I do wonder why all this seems to be a little forgotten. Granted, the syntax and semantics are a bit unusual, but the expressive power can hardly be matched.
Your link lightly addresses one of my questions about using DCGs for parsing. How hard is it to get a sensible error message out of a DCG parser? I've basically written off LALR parsers because getting a reasonable error message out of them is about as much fun as repeatedly poking yourself in the eye with a sharp stick. Good old recursive decent using precedence climbing for expressions seems to be more maintainable in the long run for production parsers.
Prolog is my scripting language of choice for personal projects. Like HN uses a custom Lisp, I prefer doing stuff with my custom Prolog. But then, i'm a curmudgeonly old fart.
Looks like it was written in the year 2000 so it is more than likely it was written on a UNIX system and used the .C suffix. I can't really tell though.
Agreed, but I would take this further. To call this C++ and be using character arrays for strings rather than std::string and performing manual memory management suggests this is "C with Classes" at best, notwithstanding the fact that it HEAP allocates a bunch of stuff that it never reclaims.
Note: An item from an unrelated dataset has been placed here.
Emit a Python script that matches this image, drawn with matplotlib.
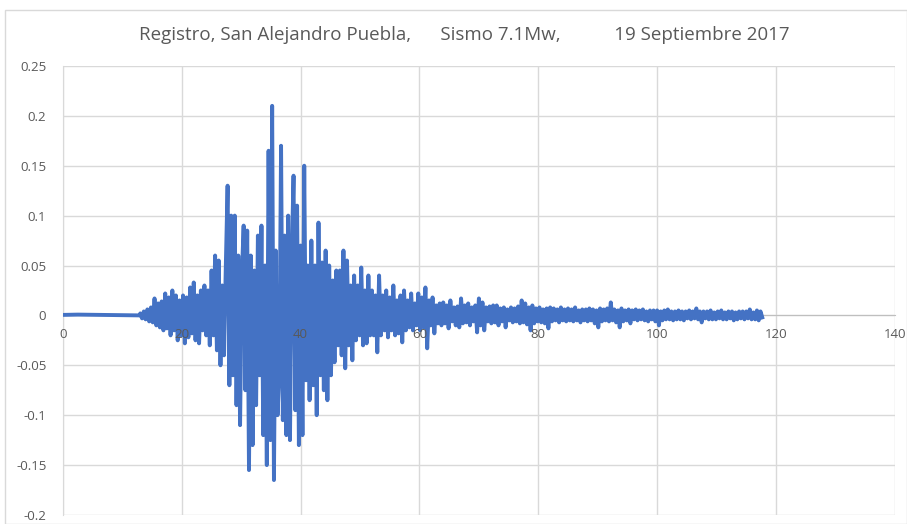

I understand this isn't a code review and I'm not trying to be critical but it's saddens me to see poor C++ code being shown online because that's partly responsible for the bad rap of the language - I know there are other reasons, but this doesn't help.
It wouldn't necessary be much different if using C++11. Maybe using unique_ptr instead of new, etc.
It certainly _could_ be a lot different, using a more functional approach, but it likely wouldn't be, and would remain a basic OO program dressed in new syntax.